Staffing issues have prompted the Wyoming Department of Corrections to move some prison inmates into county jails and ship 240 more to the Tallahatchie Correctional institute in Mississippi.
The out-of-state transports happened Wednesday and Thursday. Both transports took place without incident, the DOC announced in a Thursday statement.
The county jails to which DOC is sending inmates are the Sublette and Lincoln County detention centers.
These moves are due to staff vacancies in the prison system, the statement says, adding that inmates will stay in outside facilities until staffing improves.
“Inmates will be returned immediately as vacancies approve,” the statement says.
Stephanie Kiger, DOC public information officer, told Cowboy State Daily in an email last month that the department’s staffing shortages are most acute within the ranks of corrections officers. The DOC has 1,023 approved and funded positions, and 196 of them are vacant, Kiger wrote.

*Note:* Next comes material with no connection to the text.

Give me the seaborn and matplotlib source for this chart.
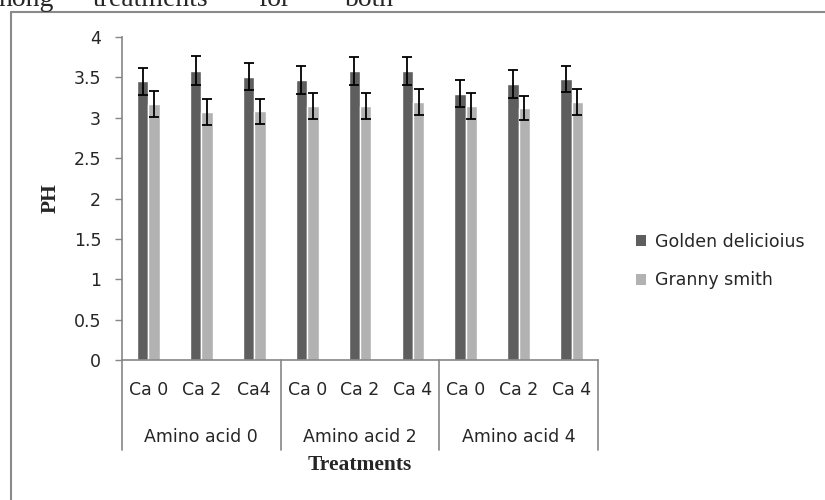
import pandas as pd
import numpy as np
import matplotlib
matplotlib.use('Agg')
import matplotlib.pyplot as plt
import matplotlib.transforms as mtransforms
from matplotlib.lines import Line2D
from matplotlib.patches import Patch
import seaborn as sns

#chart data
treatments = ['Ca 0', 'Ca 2', 'Ca4', 'Ca 0', 'Ca 2', 'Ca 4', 'Ca 0', 'Ca 2', 'Ca 4']
groups = ['Amino acid 0', 'Amino acid 2', 'Amino acid 4']
varieties = ['Golden delicioius', 'Granny smith']
golden = [3.45, 3.58, 3.51, 3.47, 3.58, 3.58, 3.30, 3.42, 3.48]
granny = [3.17, 3.07, 3.08, 3.15, 3.15, 3.19, 3.15, 3.12, 3.19]
golden_err = [0.17, 0.18, 0.17, 0.17, 0.17, 0.17, 0.17, 0.17, 0.16]
granny_err = [0.16, 0.16, 0.155, 0.16, 0.16, 0.16, 0.16, 0.15, 0.16]
colors = ['#5e5e5e', '#b2b2b2']

sns.set_style('white')
plt.rcParams['font.family'] = ['DejaVu Sans']

#long table for seaborn
df = pd.DataFrame({
    'pos': list(range(len(treatments))) * 2,
    'ph': golden + granny,
    'err': golden_err + granny_err,
    'variety': [varieties[0]] * len(golden) + [varieties[1]] * len(granny),
})

fig = plt.figure(figsize=(8.25, 5), dpi=100)
ax = fig.add_axes([0.1479, 0.28, 0.5770, 0.646])
sns.barplot(data=df, x='pos', y='ph', hue='variety', palette=colors,
            width=0.43, gap=0, saturation=1, ax=ax, legend=False)

#error bars placed on the bar centres
for container, v in zip(ax.containers, varieties):
    sub = df[df['variety'] == v]
    xs = [p.get_x() + p.get_width() / 2 for p in container.patches]
    ax.errorbar(xs, sub['ph'], yerr=sub['err'], fmt='none', ecolor='black',
                elinewidth=1.3, capsize=3.3, capthick=1.3)

ax.set_ylim(0, 4)
ax.set_xlim(-0.5, len(treatments) - 0.5)
ax.set_yticks(np.arange(0, 4.01, 0.5))
ax.set_yticklabels(['0', '0.5', '1', '1.5', '2', '2.5', '3', '3.5', '4'])
ax.set_xticks(range(len(treatments)))
ax.set_xticklabels(treatments)
ax.tick_params(axis='x', length=0, pad=15, labelsize=12.5, colors='#262626')
ax.tick_params(axis='y', length=5, width=1, color='#868686', direction='out',
               left=True, pad=10, labelsize=12.5, labelcolor='#262626')
for s in ['top', 'right']:
    ax.spines[s].set_visible(False)
for s in ['left', 'bottom']:
    ax.spines[s].set_color('#868686')
    ax.spines[s].set_linewidth(1.2)
ax.set_xlabel('')
ax.set_ylabel('')

#multi level category axis like excel
trans = mtransforms.blended_transform_factory(ax.transData, ax.transAxes)
for xd in [-0.5, 2.5, 5.5, 8.5]:
    ax.add_line(Line2D([xd, xd], [0, -0.279], transform=trans, color='#868686',
                       lw=1.2, clip_on=False))
for i, g in enumerate(groups):
    ax.text(3 * i + 1, -0.238, g, transform=trans, ha='center', va='center',
            fontsize=12.5, color='#262626')

ax.text(0.5, -0.325, 'Treatments', transform=ax.transAxes, ha='center', va='center',
        fontsize=15.5, fontweight='bold', family=['Liberation Serif'])
fig.text(51 / 825, 1 - 198 / 500, 'PH', rotation=90, ha='center', va='center',
         fontsize=15.5, fontweight='bold', family=['Liberation Serif'])

#legend on the right
handles = [Patch(facecolor=c, edgecolor='none') for c in colors]
fig.legend(handles, varieties, loc='center left', bbox_to_anchor=(620 / 825, 1 - 261 / 500),
           frameon=False, fontsize=12.5, handlelength=0.6, handleheight=0.6,
           handletextpad=0.5, labelspacing=1.2, labelcolor='#262626')

#frame of the chart area and the cut text above it
fig.add_artist(Line2D([11 / 825, 11 / 825], [0, 1 - 12 / 500], color='#8a8a8a', lw=1.5))
fig.add_artist(Line2D([11 / 825, 1], [1 - 12 / 500, 1 - 12 / 500], color='#8a8a8a', lw=1.5))
for word, xp in [('nong', -2), ('treatments', 93), ('for', 258), ('both', 345)]:
    fig.text(xp / 825, 1 - 6 / 500, word, ha='left', va='baseline', fontsize=20,
             family=['Liberation Serif'])

plt.savefig('out.png', dpi=100)
plt.close()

For the past year, DOC’s staff retention rate has remained above 84% because of “numerous retention efforts,” Kiger continued, adding that DOC is doing “everything possible to recruit and retain staff.”
But there’s not enough interest, she said.
“We are simply not receiving enough applications for correctional officers, food service workers and maintenance staff,” Kiger wrote.
What Happened Last Time
The Tallahatchie Correctional Institute is a private facility in Mississippi, and DOC has sent its own there before.
In February 2019, Wyoming offender Charles Edward Jones died by apparent suicide in that facility.
Jones was 38 years old and serving a life sentence without parole following a 2010 sentencing by a Laramie County judge for first-degree murder and aggravated robbery with a weapon.
When prison officials started sending inmates to the Mississippi facility in 2018, the year before Jones’ death, it was due to staffing and space issues in Wyoming prisons, according to media reports from that time.
When Jones died, 89 Wyoming prisoners were in Tallahatchie Correctional Institute.
Media reports also said the private prison’s cost was around $70 a day per inmate, $60 cheaper than Wyoming’s daily prison board.